When they met one night last June, Nicholas Brooks and Sylvie Cachay should not, their friends say, have been attracted to each other. Sylvie was an ambitious designer, once divorced, who sought out serious relationships with similarly driven men. Nick had recently dropped out of college, had never held a job for more than a few months, and had dated many women.
“They had nothing in common,” a friend of Sylvie’s says.
“Sylvie wasn’t typical for him,” a friend of Nick’s says.
But they did fall for each other, and by July, they could be seen around Sylvie’s West Village home, walking her miniature poodle or eating at the Little Owl. Nick, 24, and Sylvie, 33, were regulars at Employees Only and Cafe Cluny. They both dressed well and shopped at Sucre.
In the fall, the relationship turned volatile, and they repeatedly broke up and reconciled. On the evening of December 8, while in Sylvie’s apartment, Nick gave her some medication, possibly Xanax, according to a report he would later give police. She became groggy. Either he or she knocked a candle onto her bed, singeing her hair and lighting a small fire. At 12:30 a.m., to escape the smell, they left, then checked into Soho House, where Sylvie was a member. She reportedly told the desk clerk that she was “really tired” and incoherently complained about Nick. The desk clerk then helped her into the elevator and to Room 20, on the fourth floor. After Nick finished checking them in, he met Sylvie in the room. A staffer reported hearing Sylvie yelling at Nick.

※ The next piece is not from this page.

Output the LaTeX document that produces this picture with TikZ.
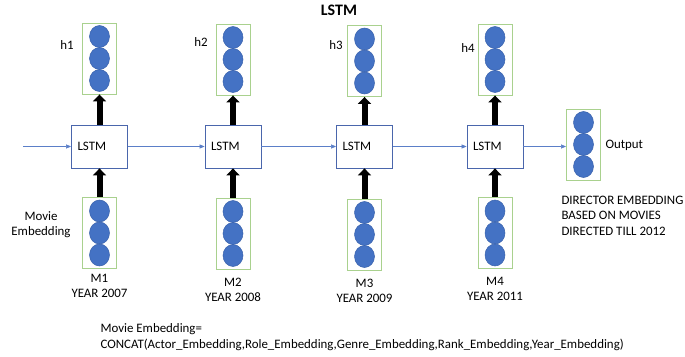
\documentclass[tikz,border=0pt]{standalone}
\usepackage{fontspec}
\setmainfont{Carlito}
\usetikzlibrary{arrows.meta,shapes.geometric}

\definecolor{unitblue}{HTML}{4472C4}
\definecolor{unitedge}{HTML}{3A62AC}
\definecolor{cellblue}{HTML}{4A66AC}
\definecolor{layergreen}{HTML}{A9D18E}
\definecolor{flowblue}{HTML}{5B7FC8}

\tikzset{
  cell/.style={draw=cellblue, line width=0.8pt, fill=white, minimum width=56pt, minimum height=43pt, inner xsep=6pt, text width=44pt, align=left},
  layer/.style={draw=layergreen, line width=0.9pt, minimum width=34pt, minimum height=71pt},
  unit/.style={ellipse, draw=unitedge, fill=unitblue, line width=0.5pt, minimum width=20pt, minimum height=22pt, inner sep=0pt},
  flow/.style={draw=flowblue, line width=0.6pt, -{Triangle[width=4pt,length=5pt]}},
  feed/.style={line width=6pt, -{Triangle[width=13pt,length=7pt]}}
}

\begin{document}
\begin{tikzpicture}[x=1pt,y=-1pt,font=\fontsize{12.9}{15}\selectfont]
        \useasboundingbox (0,0) rectangle (685,356);

        % title
        \node at (339,10) (title) {\fontsize{16}{18}\selectfont\bfseries LSTM};

        % cells
        \node[cell] at (99.5,146.5) (lstm1) {LSTM};
        \node[cell] at (233,146.5) (lstm2) {LSTM};
        \node[cell] at (364.5,146.5) (lstm3) {LSTM};
        \node[cell] at (495,146.5) (lstm4) {LSTM};

        % hidden states
        \node[layer] at (99.5,58.5) (h1) {};
        \node[layer] at (233,59.5) (h2) {};
        \node[layer] at (364.5,61) (h3) {};
        \node[layer] at (495,59.5) (h4) {};

        % movie embeddings
        \node[layer] at (99.5,233) (m1) {};
        \node[layer] at (233,233.5) (m2) {};
        \node[layer] at (364.5,234.5) (m3) {};
        \node[layer] at (495,233) (m4) {};

        % output
        \node[layer] at (583.5,144.5) (out) {};

        % units
        \foreach \b in {h1,h2,h3,h4,m1,m2,m3,m4,out}
          \foreach \i/\d in {1/22,2/0,3/-22}
            \node[unit,yshift=\d pt] at (\b) (\b u\i) {};

        % labels
        \node at (67,45) (lh1) {h1};
        \node at (201,42) (lh2) {h2};
        \node at (336,45) (lh3) {h3};
        \node at (468,48) (lh4) {h4};
        \node[align=center] at (99.5,285.5) (lm1) {M1\\YEAR 2007};
        \node[align=center] at (233,289.5) (lm2) {M2\\YEAR 2008};
        \node[align=center] at (364.5,291) (lm3) {M3\\YEAR 2009};
        \node[align=center] at (495,289) (lm4) {M4\\YEAR 2011};
        \node[align=center] at (41,225) (lmovie) {Movie\\Embedding};
        \node at (602,145) (lout) [right] {Output};
        \node[align=left,font=\fontsize{12.9}{15.5}\selectfont] at (558,215.5) (ldirector) [right] {DIRECTOR EMBEDDING\\BASED ON MOVIES\\DIRECTED TILL 2012};
        \node[align=left,font=\fontsize{12.9}{16}\selectfont] at (97,337) (formula) [right] {Movie Embedding=\\CONCAT(Actor\_Embedding,Role\_Embedding,Genre\_Embedding,Rank\_Embedding,Year\_Embedding)};

        % links
        \coordinate (in) at (23,146.5);
        \draw[flow] (in) -- (lstm1.west);
        \draw[flow] (lstm1) -- (lstm2);
        \draw[flow] (lstm2) -- (lstm3);
        \draw[flow] (lstm3) -- (lstm4);
        \draw[flow] (lstm4.east) -- (lstm4.east-|out.west);

        \draw[feed] (lstm1) -- (h1);
        \draw[feed] (lstm2) -- (h2);
        \draw[feed] (lstm3) -- (h3);
        \draw[feed] (lstm4) -- (h4);
        \draw[feed] (m1) -- (lstm1);
        \draw[feed] (m2) -- (lstm2);
        \draw[feed] (m3) -- (lstm3);
        \draw[feed] (m4) -- (lstm4);
    \end{tikzpicture}
\end{document}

A few hours later, guests in the room below called the front desk to say that water was coming through the ceiling. Nick would later tell police that, in the interim, he’d left Sylvie, who wanted to take a bath, and went upstairs to eat in the lounge. There he met a man he didn’t know. Surveillance footage indicates that Nick last left the room sometime after 2:00 a.m. After that, he would tell police, he and the man went to Employees Only and then to the man’s house, where they did cocaine. Nick returned to Soho House at 5:30 a.m. on the morning of December 9 to find a cordoned-off crime scene. According to authorities, Nick’s account is accurate save for one detail: At some point during the night, they allege, he took Sylvie by the neck, forced her underwater, and strangled her.

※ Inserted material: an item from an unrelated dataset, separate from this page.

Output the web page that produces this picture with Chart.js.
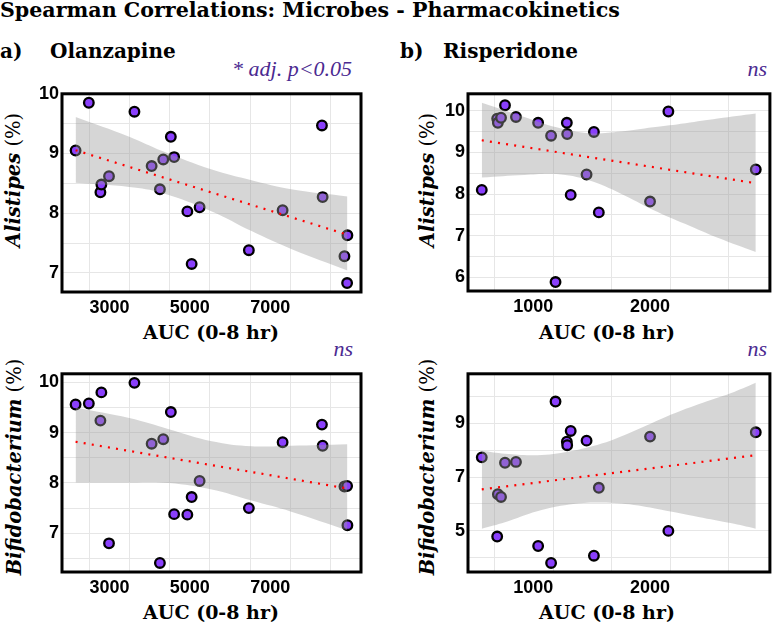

Sylvie’s body, clad in underwear and a T-shirt, was found submerged faceup in Room 20’s overflowing bathtub around 3:00 a.m.
After Nick pleaded not guilty to second-degree murder at his January arraignment, Sylvie’s brother told reporters gathered outside the Manhattan Supreme Court building that “it was truly horrific and terrible to see this disgusting individual” who “has absolutely no respect for anyone at all, or the law, or life, or my sister, or my family.” Nick’s sister, however, called him “a wonderful young man,” and his freshman-year roommate at the University of Colorado told me he “always had a smile on his face” and “he’d always talk a lot about how much he loved his dad and sister.”
Which raises this case’s longest shadow: Nick’s father, who was not present at his son’s arraignment, possibly because he and Nicholas have a painful history. Or it might be because in 2009, the Manhattan district attorney indicted Joseph Brooks, a onetime composer and director and an Academy Award winner, for serial sexual assault.
Raised in New York, Joe, now 72, first made his name in the sixties as a composer of ad music. He wrote, among other jingles, Pepsi’s “You’ve Got a Lot to Live” and Maxwell House’s “Good to the Last Drop Feeling.” (His brother, Gilbert Kaplan, an amateur Mahler scholar, founded Institutional Investor magazine in his twenties.) By his thirties, Joe was very wealthy, but he hadn’t achieved the same level of fame that his music had. So he attempted to woo Hollywood with a series of makeshift and increasingly bizarre films.
He managed a single hit, 1977’s You Light Up My Life, which he wrote, directed, scored, and financed, but “he really didn’t know what the hell he was doing. He was an egomaniac,” recalls one of the film’s actors, Stephen Nathan. Nonetheless, Joe won an Oscar for Best Original Song for its title track (a Debby Boone version also topped the Billboard chart). Flush with success, Joe went on to co-write, direct, score, and produce his next film, the obscure flop If Ever I See You Again, about a rich ad-jingle writer with dreams of breaking into Hollywood. He insisted on starring in the movie, too, despite suffering from a severe stutter. As the Times’ Janet Maslin observed in her review of the film, Joe’s semi-autobiographical protagonist “is an ambitious egomaniac whose immodesty knows no bounds.”